Chief Joseph Scenic Byway

Chief Joseph Scenic Byway

Sometimes when life gets too hard — or too weird — I take a lesson from the brothers of Delta Tau Chi and go for a road trip too. Here in Cody, it’s easy to head out on a road trip. The hard part is choosing the road. From our little town, there are five scenic loops that show off our wildlife, local color and historic sites.

If you’re in the mood for wildlife, you might consider road tripping through Yellowstone’s northeast gate. As you travel through the park’s Lamar Valley you might see just about any of the park’s permanent residents – wolves, bears, coyote, bighorn sheep, moose and an amazing number of birds.

Pryor Mountain horses

Pryor Mountain horses

Or if you fancy a drive for driving’s sake, you could head west over Sylvan Pass. If you have time, park the car at a pull out and look over the edge and down at the road cars used almost 100 years ago. That old road was so steep that it circled back on bridges over itself to create a corkscrew effect.
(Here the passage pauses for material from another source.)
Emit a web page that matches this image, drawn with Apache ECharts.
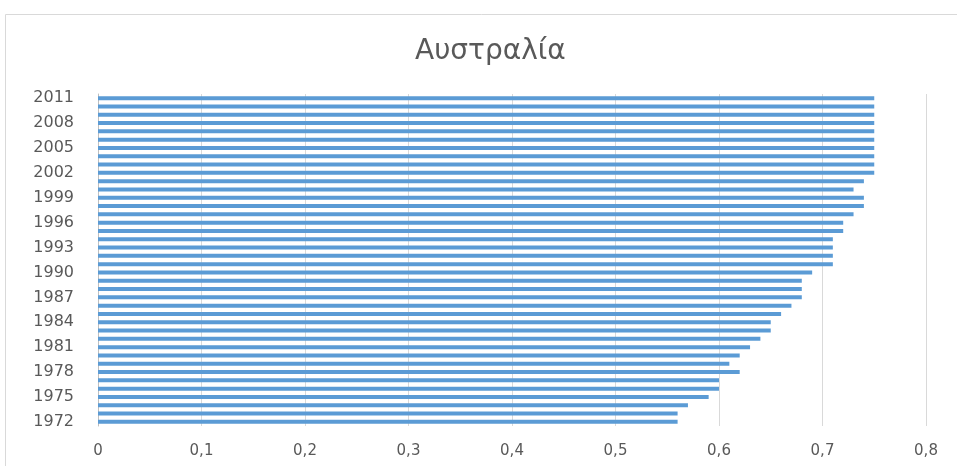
<!DOCTYPE html>
<html>
<head>
<meta charset="utf-8">
<script src="https://cdn.jsdelivr.net/npm/echarts@6/dist/echarts.min.js"></script>
<style>
html, body { margin: 0; padding: 0; background: #fff; }
#main { width: 957px; height: 466px; }
</style>
</head>
<body>
<div id="main"></div>
<script>
// years, bottom to top
const years = [];
for (let y = 1972; y <= 2011; y++) years.push(String(y));

// values, 1972 .. 2011
const values = [
	0.56, 0.56, 0.57, 0.59, 0.60, 0.60, 0.62, 0.61, 0.62, 0.63,
	0.64, 0.65, 0.65, 0.66, 0.67, 0.68, 0.68, 0.68, 0.69, 0.71,
	0.71, 0.71, 0.71, 0.72, 0.72, 0.73, 0.74, 0.74, 0.73, 0.74,
	0.75, 0.75, 0.75, 0.75, 0.75, 0.75, 0.75, 0.75, 0.75, 0.75
];

const xTicks = { min: 0, max: 0.8, step: 0.1 };

const chart = echarts.init(document.getElementById("main"));
const font = "'DejaVu Sans', 'Noto Sans', sans-serif";

const option = {
	animation: false,
	textStyle: { fontFamily: font },
	title: {
		text: "Αυστραλία",
		left: 410,
		top: 33,
		textStyle: { fontFamily: font, fontSize: 28, fontWeight: "normal", color: "#595959" }
	},
	graphic: [
		{
			type: "rect",
			shape: { x: 5.5, y: 14.5, width: 960, height: 460 },
			style: { fill: "none", stroke: "#d9d9d9", lineWidth: 1 },
			silent: true
		}
	],
	grid: { left: 98, right: 31, top: 94, bottom: 40 },
	xAxis: {
		type: "value",
		min: xTicks.min,
		max: xTicks.max,
		interval: xTicks.step,
		axisLine: { show: false },
		axisTick: { show: false },
		splitLine: { lineStyle: { color: "#d9d9d9", width: 1 } },
		axisLabel: {
			color: "#595959",
			fontSize: 15,
			fontFamily: font,
			margin: 18,
			formatter: v => (v === 0 ? "0" : v.toFixed(1).replace(".", ","))
		}
	},
	yAxis: {
		type: "category",
		data: years,
		axisLine: { show: true, lineStyle: { color: "#bfbfbf" } },
		axisTick: { show: false },
		axisLabel: {
			interval: 2,
			color: "#595959",
			fontSize: 16,
			fontFamily: font,
			margin: 24
		}
	},
	series: [
		{
			type: "bar",
			data: values,
			barWidth: 4,
			itemStyle: { color: "#5b9bd5" }
		}
	]
};

chart.setOption(option);
</script>
</body>
</html>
Vehicles often traveled backwards because it was so steep that gasoline would only flow from the gas tank to the carburetor that way.

You can also take the northeast route through Bighorn Canyon National Recreation Area, Bighorn Canyon and the Pryor Mountain Wild Horse Range, where you’ll see more than 100 free-roaming wild horses. Or you can go south and check out some hot springs. Or go east and check out some dinosaur fossil beds.

Whichever route you choose, you may find the same thing that I find when I take a road trip. Somehow when you drive, the miles are like troubles, and they fade away. And when you return home, you just might feel like you can tackle the world again. You might even want to go to a toga party.